Я была палатным врачом. Одноместная палата, о которой идет речь, была под моим присмотром. Но при мне ее обитатель в сознание ни разу не приходил. А если бы это случилось в мое отсутствие, мне должны были сообщить об этом, где бы я ни находилась. Я же должна была немедленно сообщить о событии личному врачу Бен-Гуриона. Только сообщать было нечего. Старик лежал в глубокой коме, вызванной инсультом. Пожимать руки он не мог физически. Правда, однажды во время обхода кто-то сказал: «Бен-Гурион, арабы возле Беэр-Шевы. Что делать?» Кончалась Война Судного дня. Но арабских войск не было под Беэр-Шевой и в ее начале. Шутовство спрашивающего было неуместно по отношению к знаменитому пациенту, но оно снимало напряжение. Некоторые в толпе врачей, медсестер и стажеров, окружавших кровать, криво улыбнулись. Другие раздраженно свели брови на переносице. В это время один из врачей, проверявших пульс, опустил безжизненную руку Старика, и рука скатилась по одеялу. Назавтра я прочитала в одной из газет: «На вопрос, что делать с арабами в Синае, Бен-Гурион показал рукой — гнать!» Я думаю, не одному Бар-Зохару хотелось верить в то, что мощный прожектор разума, благодаря которому еврейское государство было создано не в мечтах и не на бумаге, а наяву, погас.

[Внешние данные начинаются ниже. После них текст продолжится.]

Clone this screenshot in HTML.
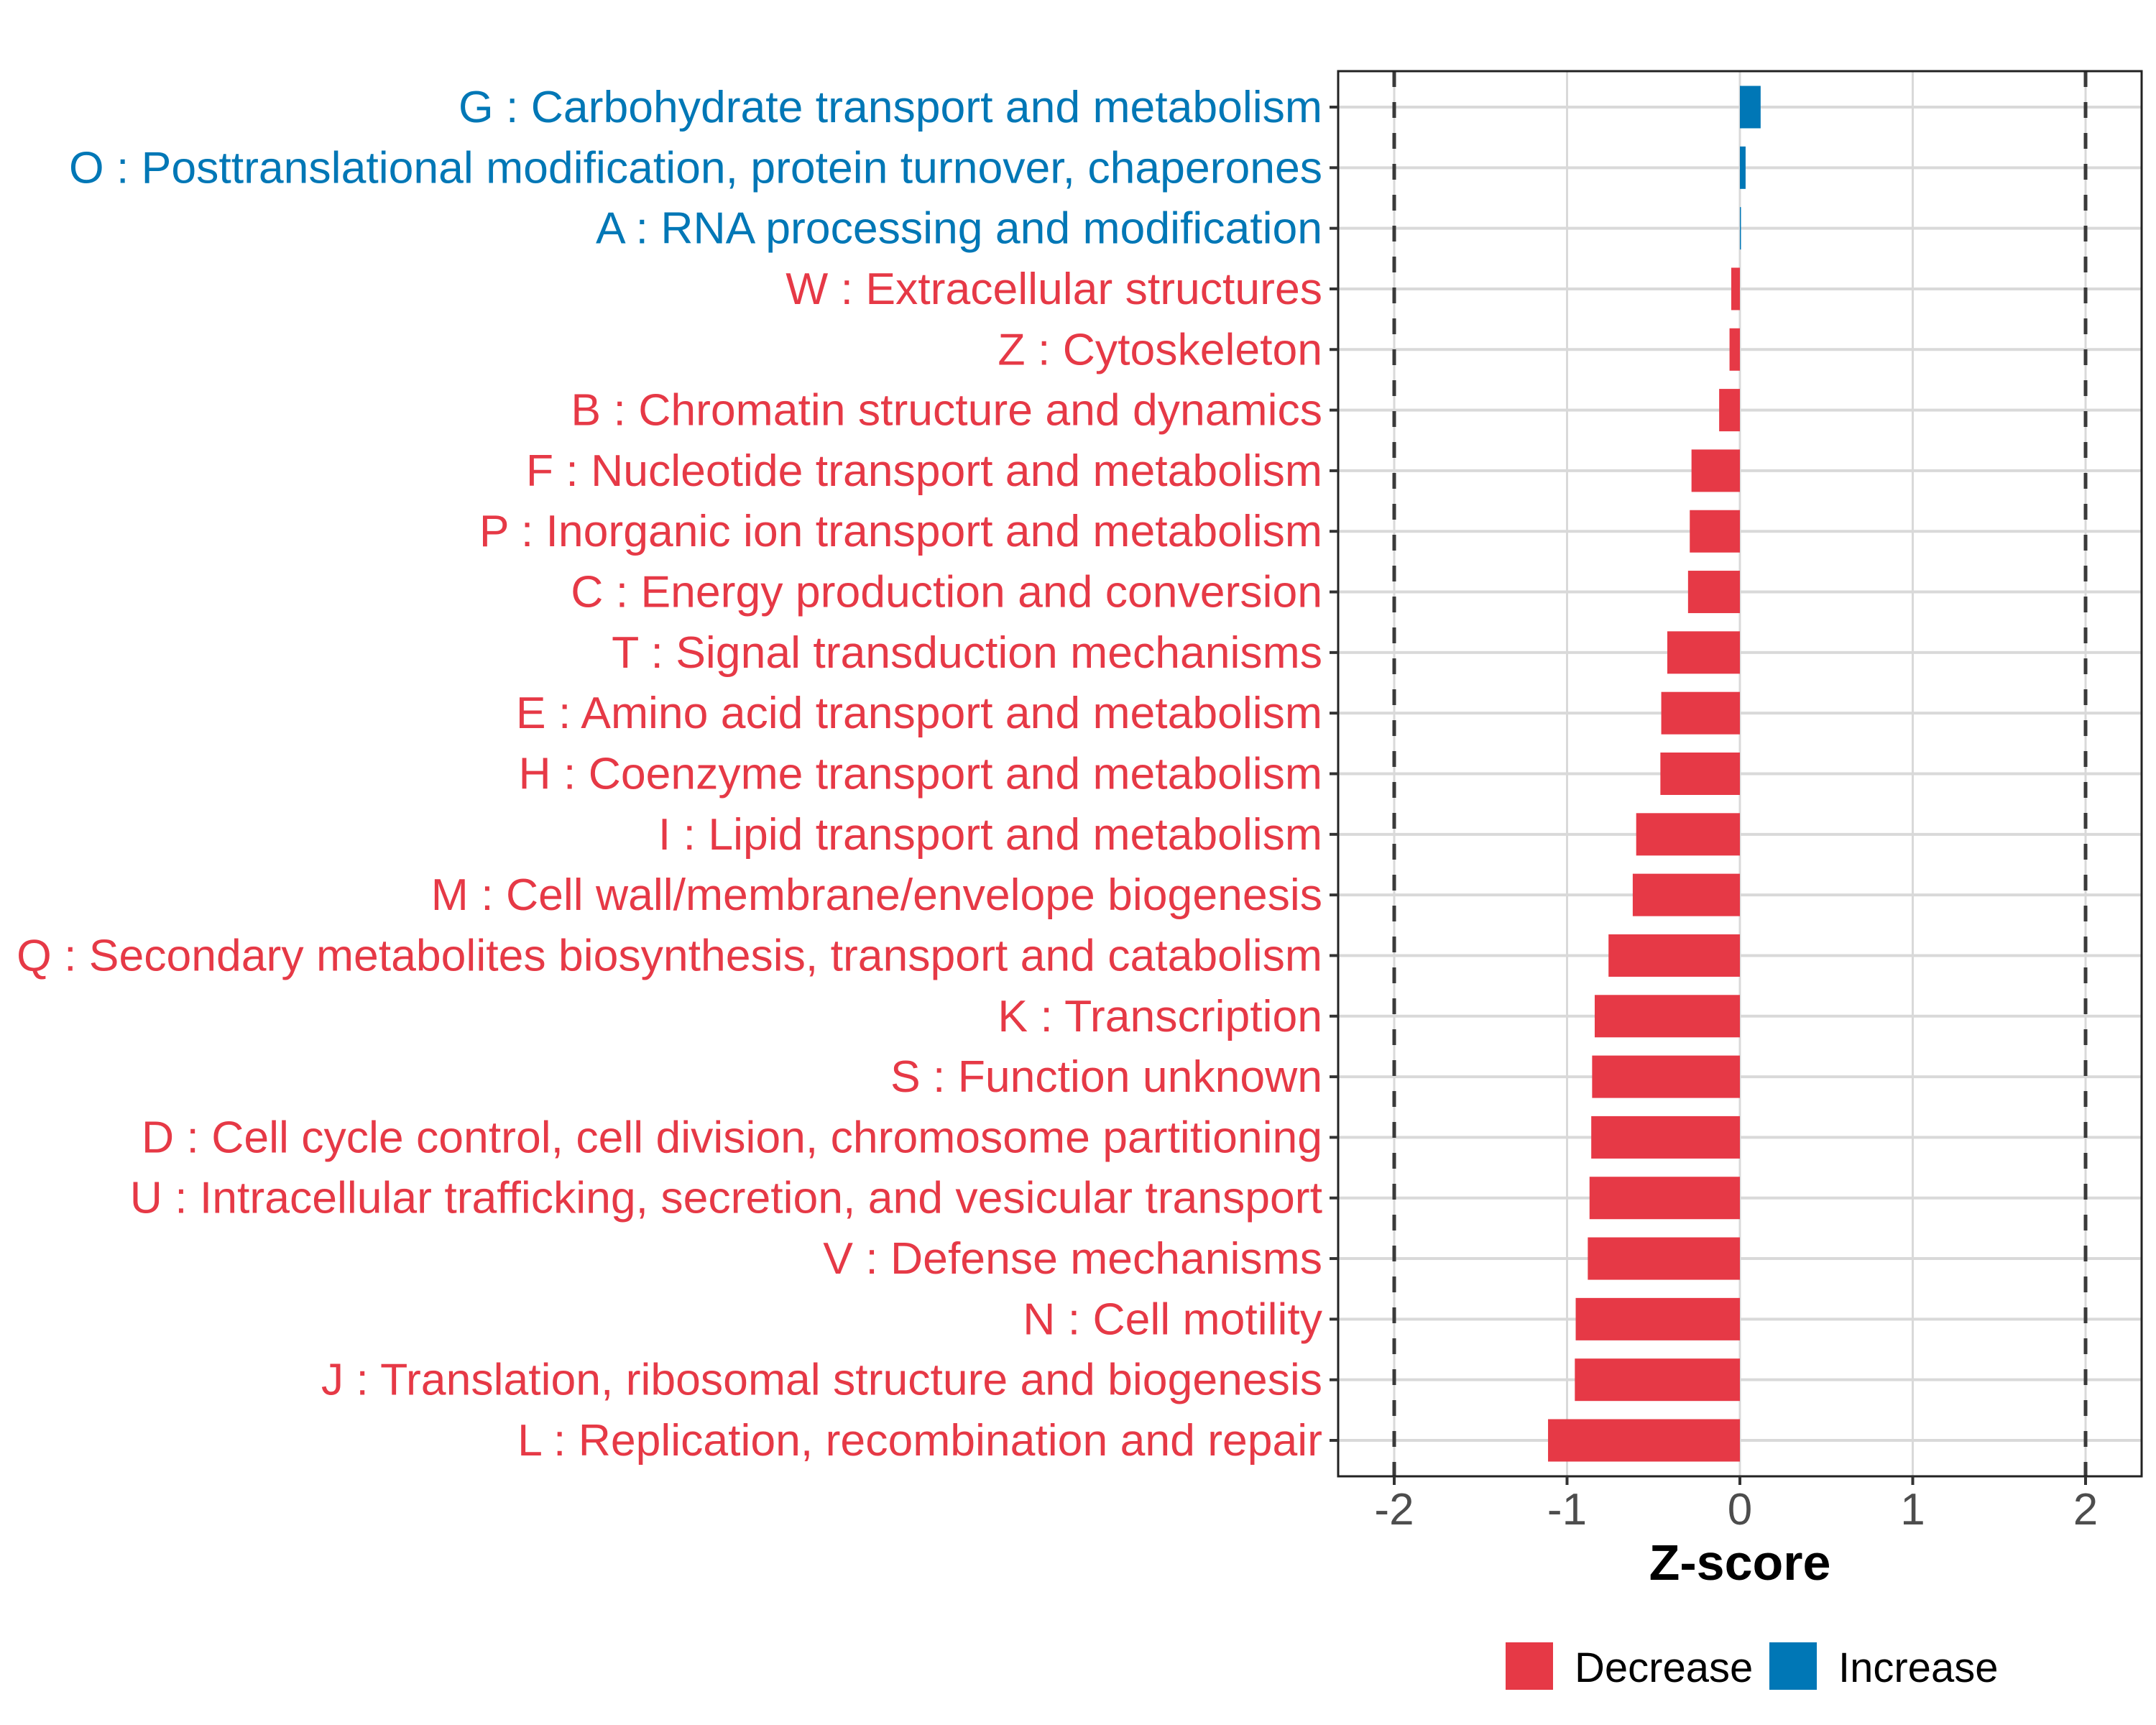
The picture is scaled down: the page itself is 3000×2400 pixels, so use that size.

Между тем персонал больницы устал. В разгар войны, которую тогда еще называли просто «проклятой», а потом стали называть Войной Судного дня, никто не глядел на часы. Было решено поделить день на три смены и работать по восемь часов кряду, а следующие восемь отдыхать, но так получалось редко. Врачей не хватало. Медсестер не хватало. Доброволки, сменившие арабок-уборщиц, были нерасторопны. Смены затягивались. И вот война подошла к концу, стали возвращаться врачи и уборщицы, график дежурств начал входить в норму, а тут велели «делать сионизм», то есть дежурить при Бен-Гурионе сверх обычных дежурств и бесплатно.
Врачи взбунтовались. Они с рождения только и занимались «деланьем сионизма». А я что? Мне еще было догонять их и догонять. Стали составлять график дежурств. Получилось, что дежурить будут двое сравнительно новых репатриантов и один местный паренек с повышенным чувством локтя, который считал дежурство при Старике чем-то вроде пионерской вахты при бюсте и знамени. «Нечестно, чтобы это делали одни новенькие, — объяснял он, — старый ишув обязан участвовать». Дежурить приказали, когда медицинским светилам стало ясно, что улучшения не предвидится. Мое дежурство было вторым. А на совестливого врача из местных дежурства уже не хватило.
Никакой работы от внештатного дежурного и не требовалось. Зайти раз в час в палату, прислушаться к капанью инфузии, проверить, работает ли катетер. Ну и, разумеется, констатировать жизнь. Или смерть, которая должна была наступить неминуемо, но никто не знал когда. Надо сказать, особого ажиотажа от присутствия Старика отделение не испытывало. Может быть, потому, что пока был жив профессор Шиба, Бен-Гурион бывал тут, и не раз. А после смерти Шибы врачи отделения ходили к Старику на дом измерять давление и брать кровь на анализы. Навещали они его в тель-авивском доме, расположенном на одной из центральных улиц города.
Сейчас эту улицу называют бульваром Бен-Гуриона. Двухэтажный особняк, ныне музей, купленный четой Бен-Гурион в рассрочку, был построен где-то в начале тридцатых годов в «первом рабочем районе», на земле «Керен каемет». Тогда никому не пришло бы в голову проверять, получил ли Старик какие-нибудь льготы при покупке. Вопрос денежного эквивалента любого его поступка казался и был бессмысленным. Бен-Гурион нередко причинял будущему, а после и уже возникшему Государству Израиль ущерб, но чаще приносил доход. И тот и другой исчислялись миллионами. А первым получателем дохода или потерпевшим убыток бывал сам Старик, его проекты и планы. Личной жизни, отдельной от построения еврейского государства, у него тогда уже не было.
Бен-Гурион был государством, пока его создавал, а потом государство стало им. Но «проклятая война» все изменила. Впрочем, многие изменения произошли задолго до войны. К началу военных действий 86-летний Старик был уже не у дел и в опале у большей части бывших единомышленников. За год до войны он даже перестал писать свой нескончаемый дневник, летопись истории создания Израиля. «Ты собираешься когда-нибудь прочесть все, что написал?» — спросил его как-то Игаль Алон. «Другие прочтут», — спокойно ответил Бен-Гурион, ничуть не умалявший значения каждой минуты и каждого интеллектуального или чувственного импульса собственной жизни.